Libya’s Deputy Oil Minister, Omar Shakmak has said that he expects the country’s oil production to return to its pre-war levels by October. Although not far off, this date is still later than the previously forecast figure. The delay has been blamed on interruptions and the reluctance of some oil companies to return to the country.
Shakmak was quoted by Reuters as saying, “If everything goes as planned and there are no more interruptions, I think within three months time from now … we hope we will achieve the 1.6 million bpd … Our plan was for by the end of July, the second quarter, but there were a lot of reasons – one of them the interruptions … and also the delay of the support from oil technical services contractors. They are not back 100 percent.”
Libya’s current output is believed to be approximately 1.56 million bpd.
The North African country’s oil production came to an almost complete standstill during the conflict that saw a popular uprising overthrow the dictator Muammar Gaddafi. The post-war recovery was hampered by protests in the run up to the country’s first democratic elections in decades, which saw the export facilities brought to a standstill.

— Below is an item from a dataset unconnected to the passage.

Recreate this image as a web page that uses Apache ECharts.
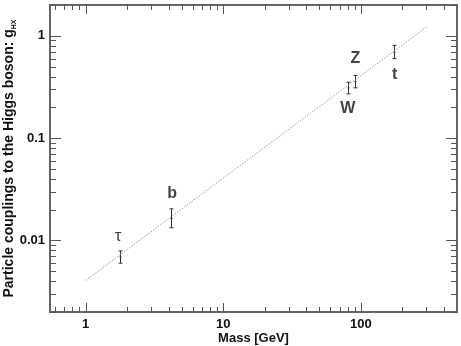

Despite a sluggish post-war start, Libya has plans for future growth of up to 2 million bpd by the end of 2015 and expansion of the country’s refining capabilities. According to Shakmak, “A plan is being discussed for the development of the refinery industry in Libya, both upgrading the existing refineries and to have new refineries … They will study where we will have these two refineries – maybe in the east, in the tobruk area and Derna and the other one in the south.”
The importance of improved infrastructure to the future success of the Libyan oil industry was highlighted by Kurt Bock, Chief Executive of BASF who said the following of the company’s operations in the country: “Production has gone up a little bit. We are almost at where we were before the Libyan crisis started in 2011. The bottleneck actually is the export infrastructure dependent on publicly available infrastructure.”